Australian astronomer and author

Ragbir Bhathal was an Australian astronomer and author, based at the Western Sydney University (WSU), Australia. He was known for his work on Optical Search for Extra-Terrestrial Intelligence (OSETI). He continued lecturing and research at WSU until he died at the age of 86 on 30 November 2022.

== Career ==

He did his Ph.D. in magnetism at the University of Queensland. He served as a UNESCO consultant on science policy for the ASEAN group of nations, as an Adviser to the Federal Minister for Science and was the Project Director for the million dollar Sydney Observatory restoration building program.

He designed and built the twin dome Campbelltown Rotary Observatory at the WSU Campbelltown Campus, was Director of the Observatory 2000-2022 and was Patron of Macarthur Astronomical Society from 1997 to 2011.

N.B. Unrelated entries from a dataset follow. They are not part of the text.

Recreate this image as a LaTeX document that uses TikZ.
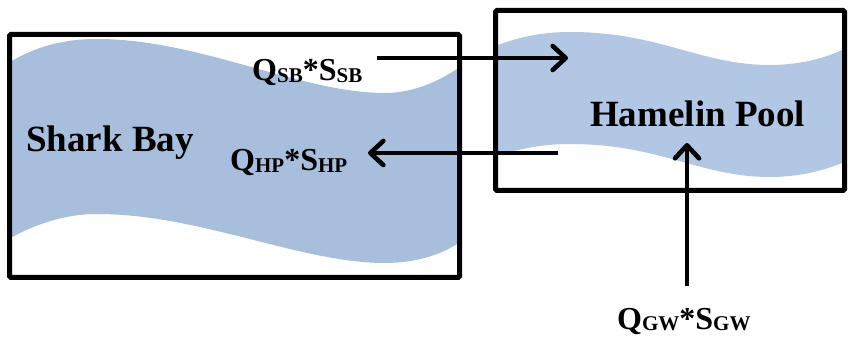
\documentclass[tikz,border=0pt]{standalone}
\usepackage{fontspec}
\setmainfont{Liberation Serif}
\usetikzlibrary{arrows.meta}
\definecolor{sbblue}{RGB}{167,191,221}
\definecolor{hpblue}{RGB}{177,199,227}
\newcommand{\lowsub}[1]{\raisebox{-1.5pt}{\fontsize{21}{21}\selectfont #1}}
\tikzset{
  basin/.style={draw=black, line width=5pt, rounded corners=1.5pt},
  flux/.style={draw=black, line width=4.6pt, -{Straight Barb[length=13pt,width=24pt,line width=4.6pt,round]}},
  lbl/.style={inner sep=0pt, anchor=base west, font=\bfseries\fontsize{37}{37}\selectfont},
  qlbl/.style={inner sep=0pt, anchor=base west, font=\bfseries\fontsize{32}{32}\selectfont}
}
\begin{document}
\begin{tikzpicture}[x=1pt,y=-1pt]
\useasboundingbox (0,0) rectangle (849,339);
% Shark Bay water
\fill[sbblue] (7,64) .. controls (35,46) and (65,39) .. (97,39)
  .. controls (200,39) and (300,93) .. (385,93)
  .. controls (415,93) and (440,80) .. (457,69)
  -- (457,244) .. controls (440,255) and (415,263) .. (385,263)
  .. controls (300,263) and (200,214) .. (97,214)
  .. controls (65,214) and (35,224) .. (7,240) -- cycle;
% Hamelin Pool water
\fill[hpblue] (493,47) .. controls (515,38) and (540,32) .. (570,32)
  .. controls (660,32) and (700,65) .. (770,65)
  .. controls (800,65) and (825,58) .. (842,50)
  -- (842,163) .. controls (825,170) and (800,177) .. (770,177)
  .. controls (700,177) and (660,144) .. (570,144)
  .. controls (540,144) and (515,150) .. (493,157) -- cycle;
% boxes
\node[basin, minimum width=450pt, minimum height=243pt, anchor=north west] (sb) at (7,32) {};
\node[basin, minimum width=349pt, minimum height=180pt, anchor=north west] (hp) at (493,8) {};
% labels
\node[lbl] (sbl) at (26,152) {Shark Bay};
\node[lbl] (hpl) at (590,127) {Hamelin Pool};
\node[qlbl] (qsb) at (252,81) {Q\lowsub{SB}*S\lowsub{SB}};
\node[qlbl] (qhp) at (230,171) {Q\lowsub{HP}*S\lowsub{HP}};
\node[qlbl] (qgw) at (617,329) {Q\lowsub{GW}*S\lowsub{GW}};
% arrow ends
\coordinate (a1s) at (377,58);
\coordinate (a1e) at (568,58);
\coordinate (a2s) at (558,153);
\coordinate (a2e) at (368,153);
\coordinate (a3s) at (687,286);
\coordinate (a3e) at (687,143);
\draw[flux] (a1s) -- (a1e);
\draw[flux] (a2s) -- (a2e);
\draw[flux] (a3s) -- (a3e);
\end{tikzpicture}
\end{document}
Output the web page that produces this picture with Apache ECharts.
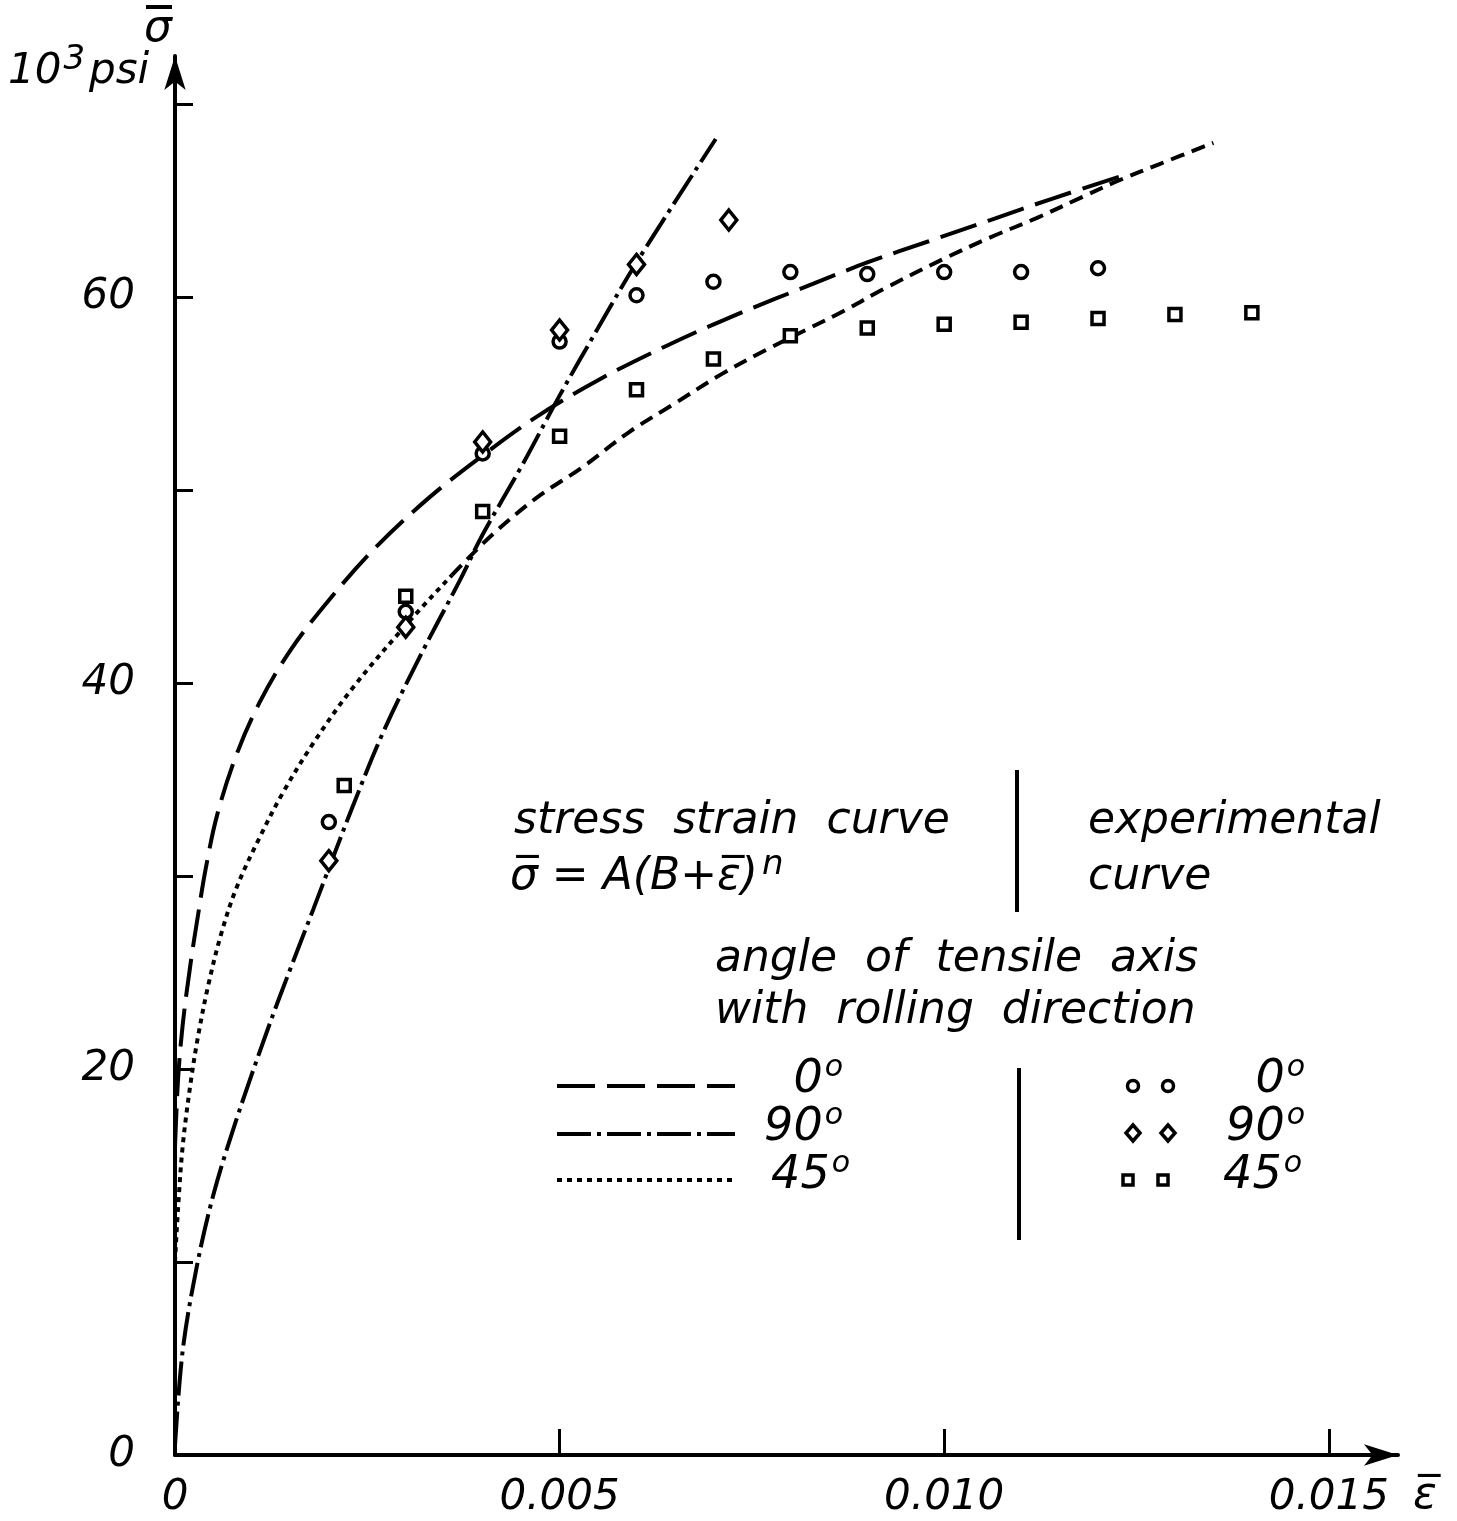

On 16 May 2018, The Macarthur Advertiser newspaper reported in its printed version that Dr. Bhathal "was recently elected as a Fellow of the London-based Royal Astronomical Society".

==Research==
Dr Bhathal carried out research in nanosecond laser pulsed communications, astrophysics, galactic surveys, astronomical image analysis and processing at UWS. In December 2008, he observed a sharp 'laser look-alike' signal emanating from the globular cluster 47 Tucanae. However, despite further searches, the signal has yet to be replicated.

==Awards==

- Fellow, Royal Astronomical Society.
- Fellow, Royal Society of New South Wales.
- Bicentennial Royal Society of NSW Medal for services to science and research.
- CJ Dennis Award for excellence in natural history writing.
- Nancy Keesing Fellowship by the State Library of NSW.

==Published books==

- Australian Astronomer John Tebbutt: The Life And World Of The Man On The 100 Dollar Note.
- Under the Southern Cross: A Brief History of Astronomy in Australia (1991) (co-author with G.White).
- Australian Astronomers: Achievements at the Frontiers of Astronomy (1996).
- Australian Backyard Astronomy (2006) (co-author with J.Bhathal).
- Profiles: Australian Women Scientists.
- Selected Documents In Aboriginal Astronomy.
- Aboriginal Astronomy.
- Mt Stromlo Observatory: From Bush Observatory to the Nobel Prize (2013) (co-author with Ralph Sutherland and Harvey Butcher).
- University Physics With Modern Physics(2011) (co-author with H.Young & R.Freedman).
- Communication with extraterrestrial intelligence (2011).
- The Search for Extraterrestrial Intelligence (SETI) in the Optical Spectrum III. (2001) (co-author with S.Kingsley).
- The Search for Extraterrestrial Intelligence (2000).
- Scientific and Cultural Aspects of the Search for Extraterrestrial Intelligence (1998).
- Searching For ET (1996).
- Astronomy for the Higher School Certificate (1993).